Jason Donald overachieved his way into the spring-training mix as a possible early season hedge against a Chase Utley setback by tearing up the Arizona Fall League. But the infielder showed few elements of his offensive versatility in Clearwater and earned his option to Triple A. A bad start in Lehigh Valley was exacerbated by a knee injury that landed him on the DL - just when he was being mentioned in trade rumors involving Red Sox righthander Brad Penny. Donald was activated after a lengthy rehab that started with the Gulf Coast League rookie team and was back in time to produce two hits for Indians scouts Tuesday in Allentown.
Donald is a high-motor grinder in the Mark DeRosa mold who is well-suited for an American League No. 2 or 9 spot in a batting order. While he lacks range at short, it is his most natural position.
The biggest chip Amaro played, however, was catcher Lou Marson. He is a big kid who was supposed to grow into a little more power than he has generated. However, Lou is a fine receiver who was an Eastern League .300 hitter last year and was flirting with .300 at Lehigh Valley. Scouts downgrade his throwing, however. Lou is not blessed with a powerful arm and needs slide-step help from a pitching staff. Basestealers are running .750 against him this season.
I don't know how the Indians rank the four futures they accepted for Lee and Francisco.
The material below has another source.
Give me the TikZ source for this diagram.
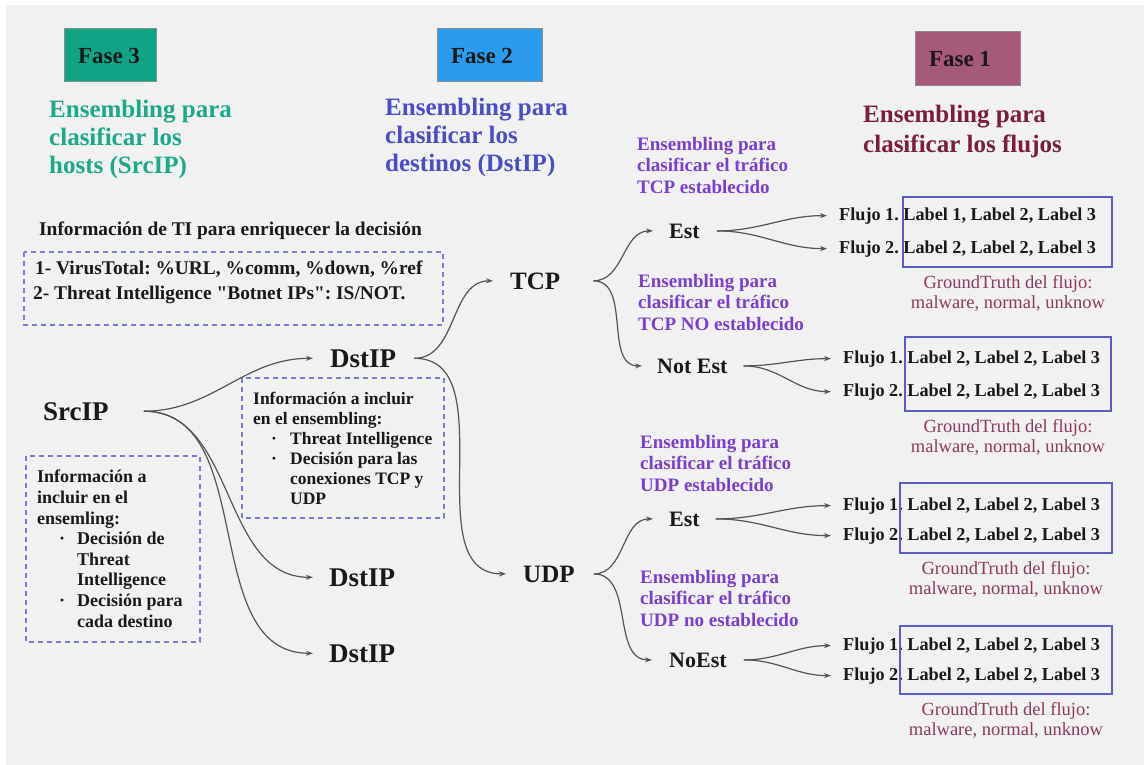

But if I was guessing where they will be a year from now, they would look like this:
Marson: Indians backup.
Donald: Utility infielder with a puncher's chance to seize an opportunity.
Carrasco: Will get spring-training chance to make rotation back end, but might need more Triple A experience.
Knapp: High-Class A.
One short-term Phillies projection. Mayberry goes down. Eric Bruntlett is the only backup middle infielder and is safe. Jamie Moyer will not be sent to the bullpen, no matter what. Ditto Pedro Martinez. You can't ask veteran starters to adjust to the vagaries of situational relief.
You can pencil Cliff Lee into the No. 1 or 2 slot, depending on how Manuel chooses to apportion what could suddenly become an embarrassment of pitching riches reading Lee, Hamels, Blanton, Moyer, Happ (or possible righthanded replacement), Pedro.
I don't know if there is an all-points bulletin out for Ruben Amaro in Ohio, but there should be. Grand Theft. Really grand.